Okkervil River put out a new album.
… But seriously, it’s called The Silver Gymnasium, and it was good. In the way that Okkervil River is good, but with a little sort of classic Bruce Springsteen flair in the songwriting this time around.
Au Revoir Simone Move in Spectrums. This damn thing is frustratingly catchy: sometimes in a bright poppy way, sometimes in a poignant lullaby way. It’s a girlie, indie synth-folk pop record you can get through your day to: not over the top, not lo-fi but just right. Goldilocks would love this shiz. And while it isn’t the most profound, it is still very good, and does so much of what Haim is trying to do – but better.
And speaking of frustratingly catchy…
CHVRCHES The Bones of What You Believe. A few years ago a really dear and amazing friend of mine sent me some of the early bits of what would later become this album. So after that initial taste I was sort of – embarrassingly excited for it when it was finally released. I was not disappointed. This record is I guess what the kids call ‘indie synth pop’, but I don’t care what it is just that it doesn’t stop doing whatever it is doing to the pleasure centre of my brain every time I turn it on. Sweet Jeebus.
Vampire Weekend Modern Vampires of the City. I think that there is a preconception of what a Vampire Weekend album should be, what a Vampire Weekend song should sound like. This record just defies all of that, and displays that this band is something more, that they have so much to offer. It’s not all affected college music. It can be really fucking beautiful.
Throwing Muses Purgatory/Paradise. I love Kristin Hersh. So much so that it may be considered a problem. If you are unfamiliar with her work, she’s been a professional musician since she was 14. Quite prolific, she has released music as Throwing Muses, as a solo performer, and as 50Ft Wave. And every time there is something about what she creates that makes you curious for more. Purgatory/Paradise is the first Throwing Muses album in ten years, and it’s wonderful. If you are an old school aficionado, don’t expect the frenetic cowboy punk of earlier material; this album rings more like a raw Sky Motel. And if you are on the fence due some of her more recent output (Speedbath) listen anyway you will not be disappointed. If anything Hersh’s music is brutally honest and original.

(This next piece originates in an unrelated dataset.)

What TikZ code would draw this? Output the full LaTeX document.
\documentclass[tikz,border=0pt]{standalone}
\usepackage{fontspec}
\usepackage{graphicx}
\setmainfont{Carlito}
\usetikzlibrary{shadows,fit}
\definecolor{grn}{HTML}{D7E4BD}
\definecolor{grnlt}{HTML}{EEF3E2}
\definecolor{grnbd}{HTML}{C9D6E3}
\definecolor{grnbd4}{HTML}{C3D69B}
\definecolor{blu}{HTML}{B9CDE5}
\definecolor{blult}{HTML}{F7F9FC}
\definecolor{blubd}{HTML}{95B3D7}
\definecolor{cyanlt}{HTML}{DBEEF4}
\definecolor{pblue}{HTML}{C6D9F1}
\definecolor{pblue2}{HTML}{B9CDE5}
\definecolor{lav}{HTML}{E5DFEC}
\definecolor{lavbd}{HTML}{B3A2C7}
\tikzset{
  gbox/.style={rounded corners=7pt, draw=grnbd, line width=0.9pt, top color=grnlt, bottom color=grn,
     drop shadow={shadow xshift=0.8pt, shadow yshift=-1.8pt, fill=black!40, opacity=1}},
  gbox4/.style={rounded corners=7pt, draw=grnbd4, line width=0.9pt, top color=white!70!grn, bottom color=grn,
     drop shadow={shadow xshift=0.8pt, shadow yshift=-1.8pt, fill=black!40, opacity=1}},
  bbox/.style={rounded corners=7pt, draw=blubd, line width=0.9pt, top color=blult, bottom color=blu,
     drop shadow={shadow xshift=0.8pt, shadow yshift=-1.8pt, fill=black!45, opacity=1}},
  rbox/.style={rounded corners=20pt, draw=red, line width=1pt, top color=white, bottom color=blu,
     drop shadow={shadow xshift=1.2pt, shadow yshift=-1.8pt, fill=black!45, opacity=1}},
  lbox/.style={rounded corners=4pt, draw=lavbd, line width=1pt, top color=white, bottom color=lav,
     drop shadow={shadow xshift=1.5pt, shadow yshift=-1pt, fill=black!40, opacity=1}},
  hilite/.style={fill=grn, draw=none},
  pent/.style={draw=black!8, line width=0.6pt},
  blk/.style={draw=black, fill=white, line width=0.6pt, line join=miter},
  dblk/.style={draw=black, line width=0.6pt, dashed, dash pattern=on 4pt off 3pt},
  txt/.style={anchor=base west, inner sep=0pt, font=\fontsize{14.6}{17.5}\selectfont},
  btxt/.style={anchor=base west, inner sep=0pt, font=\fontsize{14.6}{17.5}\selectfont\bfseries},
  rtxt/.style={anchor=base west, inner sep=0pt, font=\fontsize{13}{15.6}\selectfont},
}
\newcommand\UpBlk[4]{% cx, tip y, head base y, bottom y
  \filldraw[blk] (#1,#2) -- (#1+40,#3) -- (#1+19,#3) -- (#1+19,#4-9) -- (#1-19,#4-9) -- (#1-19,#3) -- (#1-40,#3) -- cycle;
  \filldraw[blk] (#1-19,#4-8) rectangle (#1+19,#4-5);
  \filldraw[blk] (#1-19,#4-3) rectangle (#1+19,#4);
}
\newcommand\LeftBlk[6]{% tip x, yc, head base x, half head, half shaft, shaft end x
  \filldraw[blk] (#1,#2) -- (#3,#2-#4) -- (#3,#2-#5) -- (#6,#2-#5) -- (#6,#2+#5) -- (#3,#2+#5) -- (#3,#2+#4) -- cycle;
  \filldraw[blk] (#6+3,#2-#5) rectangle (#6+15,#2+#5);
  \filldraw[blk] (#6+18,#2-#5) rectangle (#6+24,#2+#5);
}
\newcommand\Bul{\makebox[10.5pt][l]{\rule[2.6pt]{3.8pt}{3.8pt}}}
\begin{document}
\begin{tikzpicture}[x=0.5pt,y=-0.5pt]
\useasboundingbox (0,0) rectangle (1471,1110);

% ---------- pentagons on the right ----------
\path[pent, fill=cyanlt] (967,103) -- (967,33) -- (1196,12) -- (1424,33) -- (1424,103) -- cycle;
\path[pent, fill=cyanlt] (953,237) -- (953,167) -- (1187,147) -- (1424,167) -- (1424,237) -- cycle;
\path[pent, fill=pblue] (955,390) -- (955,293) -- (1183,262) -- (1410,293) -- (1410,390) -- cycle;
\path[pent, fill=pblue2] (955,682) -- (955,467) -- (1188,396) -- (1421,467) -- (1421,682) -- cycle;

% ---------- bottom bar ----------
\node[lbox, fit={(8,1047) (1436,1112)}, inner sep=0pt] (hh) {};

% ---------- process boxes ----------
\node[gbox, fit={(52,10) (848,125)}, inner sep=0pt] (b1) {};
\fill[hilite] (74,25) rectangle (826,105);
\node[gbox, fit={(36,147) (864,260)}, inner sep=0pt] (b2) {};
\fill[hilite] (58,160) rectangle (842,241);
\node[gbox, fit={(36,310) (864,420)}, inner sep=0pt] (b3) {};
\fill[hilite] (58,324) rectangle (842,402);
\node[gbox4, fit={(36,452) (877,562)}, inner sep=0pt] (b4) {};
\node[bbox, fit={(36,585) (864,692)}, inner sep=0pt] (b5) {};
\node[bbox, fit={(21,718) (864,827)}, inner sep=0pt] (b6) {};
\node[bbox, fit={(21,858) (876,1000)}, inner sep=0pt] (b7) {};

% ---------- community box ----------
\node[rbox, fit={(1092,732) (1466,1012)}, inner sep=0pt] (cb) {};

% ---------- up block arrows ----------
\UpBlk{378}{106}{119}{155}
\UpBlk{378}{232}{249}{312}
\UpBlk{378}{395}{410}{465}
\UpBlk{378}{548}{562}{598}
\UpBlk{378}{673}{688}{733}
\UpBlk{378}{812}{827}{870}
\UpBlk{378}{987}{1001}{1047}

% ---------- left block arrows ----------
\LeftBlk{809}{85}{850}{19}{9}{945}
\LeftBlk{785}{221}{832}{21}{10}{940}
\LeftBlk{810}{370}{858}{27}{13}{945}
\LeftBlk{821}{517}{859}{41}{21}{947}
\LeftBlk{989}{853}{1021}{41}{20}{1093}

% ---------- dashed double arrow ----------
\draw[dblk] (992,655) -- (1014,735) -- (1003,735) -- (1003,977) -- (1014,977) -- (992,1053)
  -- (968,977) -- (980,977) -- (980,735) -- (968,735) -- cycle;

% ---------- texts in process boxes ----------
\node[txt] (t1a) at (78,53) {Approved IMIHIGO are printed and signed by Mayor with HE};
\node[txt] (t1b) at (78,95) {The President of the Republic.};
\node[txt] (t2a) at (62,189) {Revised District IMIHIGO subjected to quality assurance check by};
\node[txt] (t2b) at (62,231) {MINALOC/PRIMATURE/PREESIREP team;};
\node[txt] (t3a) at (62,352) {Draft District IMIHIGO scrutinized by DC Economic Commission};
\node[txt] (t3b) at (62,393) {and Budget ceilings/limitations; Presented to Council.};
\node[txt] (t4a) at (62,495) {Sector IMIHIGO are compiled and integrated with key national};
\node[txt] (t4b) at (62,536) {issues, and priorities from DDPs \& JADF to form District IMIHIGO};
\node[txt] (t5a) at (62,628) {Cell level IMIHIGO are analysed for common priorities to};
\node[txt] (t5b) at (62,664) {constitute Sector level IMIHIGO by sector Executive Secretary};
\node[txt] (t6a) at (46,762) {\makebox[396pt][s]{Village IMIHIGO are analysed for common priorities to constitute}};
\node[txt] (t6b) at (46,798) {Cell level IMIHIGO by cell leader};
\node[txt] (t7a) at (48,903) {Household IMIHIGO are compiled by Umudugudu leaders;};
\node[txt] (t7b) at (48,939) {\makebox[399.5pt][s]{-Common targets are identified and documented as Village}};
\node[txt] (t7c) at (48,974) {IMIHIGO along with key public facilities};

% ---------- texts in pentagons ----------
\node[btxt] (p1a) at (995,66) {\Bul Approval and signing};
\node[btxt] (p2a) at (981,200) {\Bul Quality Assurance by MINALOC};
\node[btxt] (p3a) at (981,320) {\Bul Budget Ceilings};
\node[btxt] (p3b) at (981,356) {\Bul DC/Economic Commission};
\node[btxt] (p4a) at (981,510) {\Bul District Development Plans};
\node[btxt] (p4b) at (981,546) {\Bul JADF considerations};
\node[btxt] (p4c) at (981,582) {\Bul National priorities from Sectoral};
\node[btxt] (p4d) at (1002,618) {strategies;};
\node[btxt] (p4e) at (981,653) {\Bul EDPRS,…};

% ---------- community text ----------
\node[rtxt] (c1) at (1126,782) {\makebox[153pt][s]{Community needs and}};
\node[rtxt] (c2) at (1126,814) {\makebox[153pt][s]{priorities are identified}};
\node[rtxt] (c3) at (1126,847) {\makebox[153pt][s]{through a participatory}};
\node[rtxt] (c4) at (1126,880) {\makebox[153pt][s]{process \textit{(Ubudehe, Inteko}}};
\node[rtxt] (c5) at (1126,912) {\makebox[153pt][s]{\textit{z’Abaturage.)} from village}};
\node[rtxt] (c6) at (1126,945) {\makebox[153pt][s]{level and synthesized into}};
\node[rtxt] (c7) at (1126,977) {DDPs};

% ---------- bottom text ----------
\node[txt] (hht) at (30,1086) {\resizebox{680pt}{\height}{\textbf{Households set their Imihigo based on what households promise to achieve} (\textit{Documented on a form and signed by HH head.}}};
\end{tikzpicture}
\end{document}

Hersh releases her music under a Creative Commons license, releasing it to the public as she creates it – from demos to stems – and she encourages her fans to share it , remix it, repost it and love it.
Chris Thile Bach: Sonatas and Partitas Vol.1. Chris Thile is better than you. IN EVERY WAY.
Wait. Now that I look at it, and think about it, I listened to a LOT of new music in 2014. Huh. So that being that I’m going to stop there. Maybe if you’re reading this, and are curious about an album or something that came out last year or well – ever – then ask me about it in the comments and I’ll give you the what’s what.
I think it should be noted that Benjamin Curtis died in 2013, thus ending the School of Seven Bells. The School of Seven Bells (SVIIB) was an excellent independent band from NYC. If you’ve never heard of them, I suggest you get to youtube and begin yo’ education: they were pretty fucking awesome. They were only together a few years, and they released three albums and a few EP/singles. Their sound was sort of electronic, sort of rock, very indie. In an NPR interview they said they wrote their lyrics first and then formed the music around it, which isn’t something you hear often from songwriters (and coincidentally how I write a lot of my stuff too). Sometimes they reminded me of the Cocteau Twins, sometimes My Bloody Valentine. In any case, you should really find their music and listen to it. Spread it around. Show the world how good they were and how gifted Benjamin Curtis was.
There are mixed opinions about people who get into music they’ve never heard of just because the artist has died. And I agree: there is something really douche-y about jumping on the bandwagon after the fact. I remember that after Kurt Cobain died, suddenly everyone in my school was a fan and was showing public displays of grief. And let me just say that, beforehand, Nirvana wasn’t that big a thing in that school. They were all into Metallica or they were hip-hop wannabes. But the notoriety, and the huge media attention was apparently too tantalizing, and next thing I knew… Let’s just say it wasn’t pretty. So in my opinion, getting in on the action (so to speak) for the sake of getting in on the action isn’t that great a thing.
However, I think it’s perfectly fine to discover an artist after hearing about them because they have died (or the band broke up, or what not). In fact, I think any interest that causes the music of that artist to be heard by new ears is a good thing. I am in no way saying that dead musicians are good things. Of course not. I’m saying that even delayed (or posthumous) interest is worthy interest, because it helps to spread someone’s life’s work to a larger audience. And in doing that that artist lives on.
So do I think you’re a complete tool for running out and buying a “Best of” collection just because everyone made such a big deal when Lou Reed died? Yes. But do I hope you really like it, continue to listen to his music and spread it along? I really, really do.